Begin Record list
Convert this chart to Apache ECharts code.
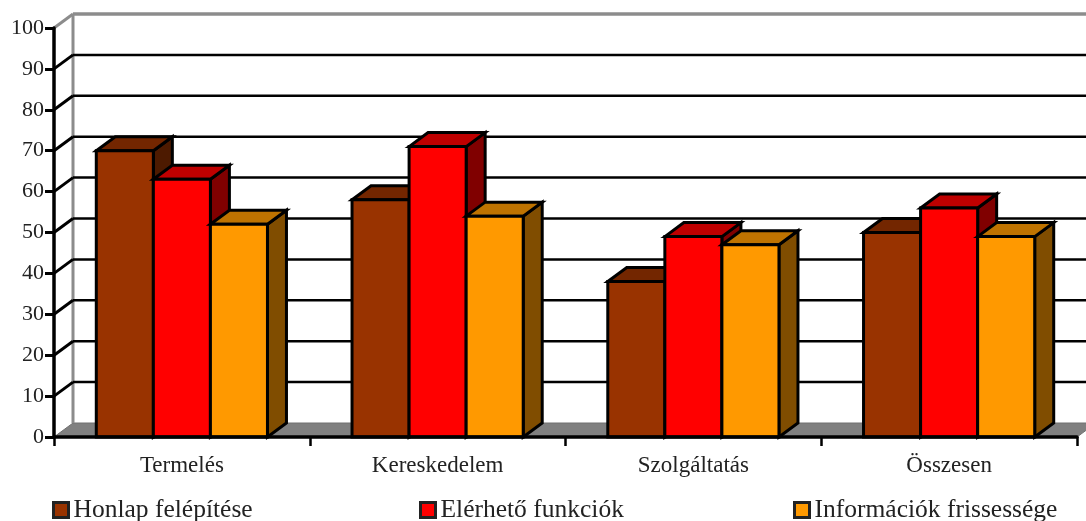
<!DOCTYPE html>
<html>
<head>
<meta charset="utf-8">
<style>
html, body { margin: 0; padding: 0; background: #fff; }
#chart { width: 1086px; height: 521px; }
</style>
<script src="https://cdn.jsdelivr.net/npm/echarts@6/dist/echarts.min.js"></script>
</head>
<body>
<div id="chart"></div>
<script>
const categories = ["Termelés", "Kereskedelem", "Szolgáltatás", "Összesen"];
const honlap = [70, 58, 38, 50];
const funkciok = [63, 71, 49, 56];
const frissesseg = [52, 54, 47, 49];
const yTicks = [0, 10, 20, 30, 40, 50, 60, 70, 80, 90, 100];

// depth of the fake 3D box, px
const DX = 19;
const DY = 14;
const FONT = '"Liberation Serif", serif';

function renderWall(params, api) {
    const cs = params.coordSys;
    const t = api.value(1);
    const y = api.coord([0, t])[1];
    const left = cs.x;
    const right = cs.x + cs.width;
    const kids = [];
    if (t === 0) {
        kids.push({
            type: "polygon",
            shape: { points: [[left, y], [left + DX, y - DY], [right + DX, y - DY], [right, y]] },
            style: { fill: "#808080", stroke: "#707070", lineWidth: 1 },
        });
        kids.push({
            type: "line",
            shape: { x1: left + DX, y1: y - DY, x2: left + DX, y2: cs.y - DY },
            style: { stroke: "#8c8c8c", lineWidth: 3 },
        });
        return { type: "group", children: kids };
    }
    const color = t === 100 ? "#8c8c8c" : "#000";
    kids.push({
        type: "line",
        shape: { x1: left, y1: y, x2: left + DX, y2: y - DY },
        style: { stroke: color, lineWidth: 3 },
    });
    kids.push({
        type: "line",
        shape: { x1: left + DX, y1: y - DY, x2: right + DX, y2: y - DY },
        style: { stroke: color, lineWidth: t === 100 ? 3.5 : 2.5 },
    });
    return { type: "group", children: kids };
}

function barRenderer(offset, topColor, sideColor, frontColor) {
    return function (params, api) {
        const p = api.coord([api.value(0), api.value(1)]);
        const base = api.coord([api.value(0), 0]);
        const band = api.size([1, 0])[0];
        const w = band * 0.2231;
        const x = p[0] + (offset - 0.5) * w;
        const y = p[1];
        const line = { stroke: "#000", lineWidth: 3, lineJoin: "miter" };
        return {
            type: "group",
            children: [
                {
                    type: "polygon",
                    shape: { points: [[x + w, y], [x + w + DX, y - DY], [x + w + DX, base[1] - DY], [x + w, base[1]]] },
                    style: Object.assign({ fill: sideColor }, line),
                },
                {
                    type: "polygon",
                    shape: { points: [[x, y], [x + DX, y - DY], [x + w + DX, y - DY], [x + w, y]] },
                    style: Object.assign({ fill: topColor }, line),
                },
                {
                    type: "rect",
                    shape: { x: x, y: y, width: w, height: base[1] - y },
                    style: Object.assign({ fill: frontColor }, line),
                },
            ],
        };
    };
}

function toPairs(arr) {
    return arr.map((v, i) => [i, v]);
}

function legendAt(left, name) {
    return {
        left: left,
        top: 492,
        data: [name],
        icon: "rect",
        itemWidth: 15,
        itemHeight: 15,
        itemStyle: { borderColor: "#222", borderWidth: 3 },
        textStyle: { fontFamily: FONT, fontSize: 25.5, color: "#222" },
        selectedMode: false,
    };
}

const chart = echarts.init(document.getElementById("chart"), null, { renderer: "canvas" });
chart.setOption({
    animation: false,
    backgroundColor: "#fff",
    legend: [
        legendAt(47, "Honlap felépítése"),
        legendAt(414, "Elérhető funkciók"),
        legendAt(788, "Információk frissessége"),
    ],
    grid: { left: 54, right: 9, top: 28, bottom: 84 },
    xAxis: {
        type: "category",
        data: categories,
        z: 10,
        axisLine: { lineStyle: { color: "#000", width: 3.5 } },
        axisTick: { show: true, length: 9, lineStyle: { color: "#000", width: 2.5 } },
        axisLabel: { fontFamily: FONT, fontSize: 23, color: "#222", margin: 17 },
    },
    yAxis: {
        type: "value",
        min: 0,
        max: 100,
        interval: 10,
        z: 10,
        axisLine: { show: true, lineStyle: { color: "#000", width: 3.5 } },
        axisTick: { show: true, length: 9, lineStyle: { color: "#000", width: 3 } },
        axisLabel: { fontFamily: FONT, fontSize: 22, color: "#222", margin: 10 },
        splitLine: { show: false },
    },
    series: [
        {
            type: "custom",
            silent: true,
            renderItem: renderWall,
            encode: { x: 0, y: 1 },
            data: yTicks.map((t) => [0, t]),
            clip: false,
        },
        {
            name: "Honlap felépítése",
            type: "custom",
            renderItem: barRenderer(-1, "#732600", "#4d1a00", "#993300"),
            encode: { x: 0, y: 1 },
            itemStyle: { color: "#993300" },
            data: toPairs(honlap),
        },
        {
            name: "Elérhető funkciók",
            type: "custom",
            renderItem: barRenderer(0, "#bf0000", "#800000", "#ff0000"),
            encode: { x: 0, y: 1 },
            itemStyle: { color: "#ff0000" },
            data: toPairs(funkciok),
        },
        {
            name: "Információk frissessége",
            type: "custom",
            renderItem: barRenderer(1, "#bf7300", "#804d00", "#ff9900"),
            encode: { x: 0, y: 1 },
            itemStyle: { color: "#ff9900" },
            data: toPairs(frissesseg),
        },
    ],
});
</script>
</body>
</html>
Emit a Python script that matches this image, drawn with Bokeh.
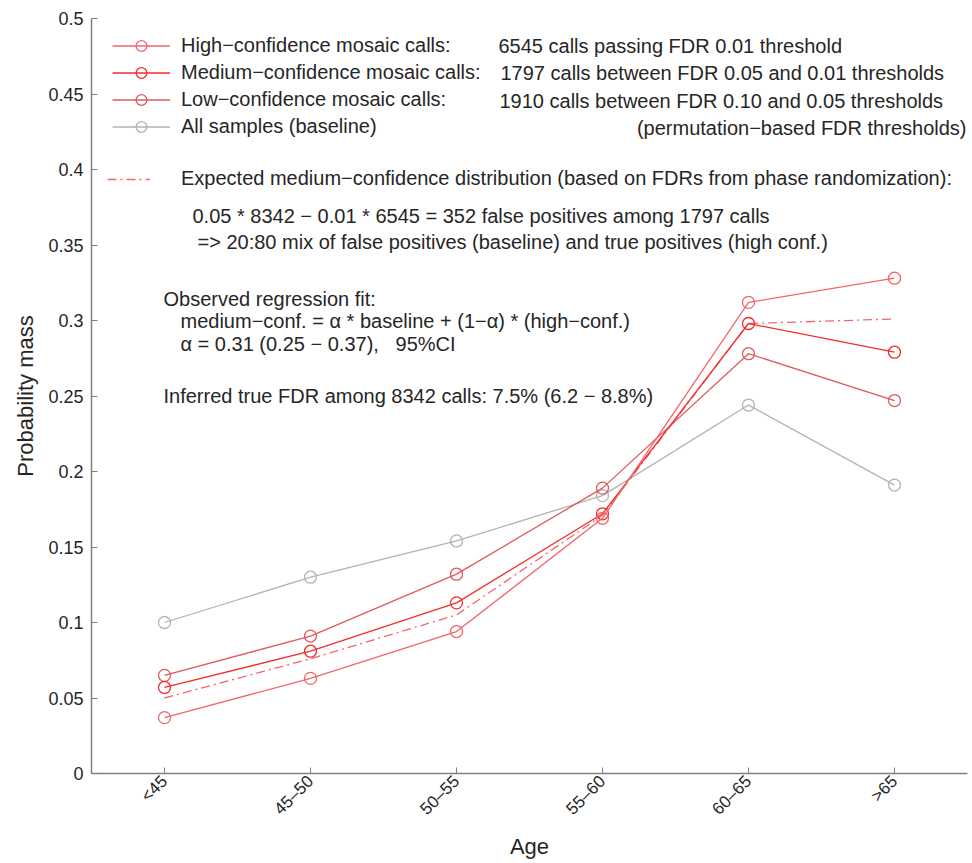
import math
from bokeh.plotting import figure
from bokeh.models import (Label, Legend, LegendItem, FixedTicker,
                          CustomJSTickFormatter, Range1d)
from bokeh.embed import file_html
from bokeh.resources import INLINE

# ---- data ----
ages = ["<45", "45–50", "50–55", "55–60", "60–65", ">65"]
positions = [1, 2, 3, 4, 5, 6]
baseline = [0.100, 0.130, 0.154, 0.184, 0.244, 0.191]
high_conf = [0.037, 0.063, 0.094, 0.169, 0.312, 0.328]
medium_conf = [0.057, 0.081, 0.113, 0.172, 0.298, 0.279]
low_conf = [0.065, 0.091, 0.132, 0.189, 0.278, 0.247]
expected_medium = [0.050, 0.076, 0.105, 0.171, 0.298, 0.301]
y_ticks = [0.0, 0.05, 0.1, 0.15, 0.2, 0.25, 0.3, 0.35, 0.4, 0.45, 0.5]

FONT = "Liberation Sans"
TXT = "#262626"
C_HIGH = "#f2666a"
C_MED = "#f42c2c"
C_LOW = "#df5a5c"
C_BASE = "#b3b3b3"

p = figure(width=972, height=863, output_backend="svg", toolbar_location=None,
           x_range=Range1d(0.5, 6.5), y_range=Range1d(0, 0.5),
           min_border_left=91, min_border_right=5, min_border_top=18,
           min_border_bottom=90)
p.outline_line_color = None
p.xgrid.visible = False
p.ygrid.visible = False
p.background_fill_color = "white"
p.border_fill_color = "white"

# axes
for ax in (p.xaxis[0], p.yaxis[0]):
    ax.axis_line_color = "#7f7f7f"
    ax.axis_line_width = 1.5
    ax.major_tick_line_color = "#7f7f7f"
    ax.major_tick_in = 6
    ax.major_tick_out = 0
    ax.minor_tick_line_color = None
    ax.major_label_text_font = FONT
    ax.major_label_text_color = TXT
    ax.axis_label_text_font = FONT
    ax.axis_label_text_color = TXT
    ax.axis_label_text_font_style = "normal"
    ax.axis_label_text_font_size = "22px"

p.xaxis.ticker = FixedTicker(ticks=positions)
p.xaxis.major_label_overrides = {pos: lab for pos, lab in zip(positions, ages)}
p.xaxis.major_label_orientation = math.pi / 4
p.xaxis.major_label_text_font_size = "17px"
p.xaxis.axis_label = "Age"
p.xaxis.axis_label_standoff = 6

p.yaxis.ticker = FixedTicker(ticks=y_ticks)
p.yaxis.formatter = CustomJSTickFormatter(
    code="return tick.toFixed(2).replace(/0+$/, '').replace(/\\.$/, '');")
p.yaxis.major_label_text_font_size = "18px"
p.yaxis.major_label_standoff = 8
p.yaxis.axis_label = "Probability mass"
p.yaxis.axis_label_standoff = 7

LW = 1.3
MS = 12


def series(vals, color):
    ln = p.line(positions, vals, line_color=color, line_width=LW)
    sc = p.scatter(positions, vals, marker="circle", size=MS, line_color=color,
                   fill_color=None, line_width=LW)
    return ln, sc


l_base, s_base = series(baseline, C_BASE)
l_exp = p.line(positions, expected_medium, line_color=C_HIGH, line_width=LW,
               line_dash="9 4 2 4")
l_low, s_low = series(low_conf, C_LOW)
l_med, s_med = series(medium_conf, C_MED)
l_high, s_high = series(high_conf, C_HIGH)

# ---- legend ----
FRAME_L, FRAME_B = 91, 773

leg1 = Legend(items=[
    LegendItem(label="High−confidence mosaic calls:", renderers=[l_high, s_high]),
    LegendItem(label="Medium−confidence mosaic calls:", renderers=[l_med, s_med]),
    LegendItem(label="Low−confidence mosaic calls:", renderers=[l_low, s_low]),
    LegendItem(label="All samples (baseline)", renderers=[l_base, s_base]),
], location=(112 - FRAME_L, FRAME_B - 140), border_line_color=None,
    background_fill_alpha=0, padding=0, margin=0, spacing=0,
    glyph_width=58, glyph_height=27, label_height=27, label_standoff=11,
    label_text_font=FONT, label_text_font_size="20px", label_text_color=TXT)
p.add_layout(leg1)

leg2 = Legend(items=[
    LegendItem(label="Expected medium−confidence distribution (based on FDRs from phase randomization):",
               renderers=[l_exp]),
], location=(107 - FRAME_L, FRAME_B - 190), border_line_color=None,
    background_fill_alpha=0, padding=0, margin=0, spacing=0,
    glyph_width=43, glyph_height=20, label_height=20, label_standoff=31,
    label_text_font=FONT, label_text_font_size="20px", label_text_color=TXT)
p.add_layout(leg2)


def label(text, X, Y, align="left"):
    p.add_layout(Label(x=X - FRAME_L, y=FRAME_B - Y, x_units="screen", y_units="screen",
                       text=text, text_font=FONT, text_font_size="20px",
                       text_color=TXT, text_align=align, text_baseline="middle"))


NB = "\u00a0"
label("6545 calls passing FDR 0.01 threshold", 498, 45)
label("1797 calls between FDR 0.05 and 0.01 thresholds", 500, 72)
label("1910 calls between FDR 0.10 and 0.05 thresholds", 499, 100)
label("(permutation−based FDR thresholds)", 966, 127, align="right")
label("0.05 * 8342 − 0.01 * 6545 = 352 false positives among 1797 calls", 192, 215)
label("=> 20:80 mix of false positives (baseline) and true positives (high conf.)", 197, 241)
label("Observed regression fit:", 163, 298)
label("medium−conf. = α * baseline + (1−α) * (high−conf.)", 180, 320)
label("α = 0.31 (0.25 − 0.37)," + NB * 3 + "95%CI", 180, 343)
label("Inferred true FDR among 8342 calls: 7.5% (6.2 − 8.8%)", 163, 395)

open("out.html", "w").write(file_html(p, INLINE))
End Record list
**Goal of the exercise**:
Everything from the line that contains "Emit a Python" down to the line that contains "from bokeh.resources import INLINE" should be written out exactly, end lines too, minus the pictures.

**Response to this task**:
Emit a Python script that matches this image, drawn with Bokeh.
import math
from bokeh.plotting import figure
from bokeh.models import (Label, Legend, LegendItem, FixedTicker,
                          CustomJSTickFormatter, Range1d)
from bokeh.embed import file_html
from bokeh.resources import INLINE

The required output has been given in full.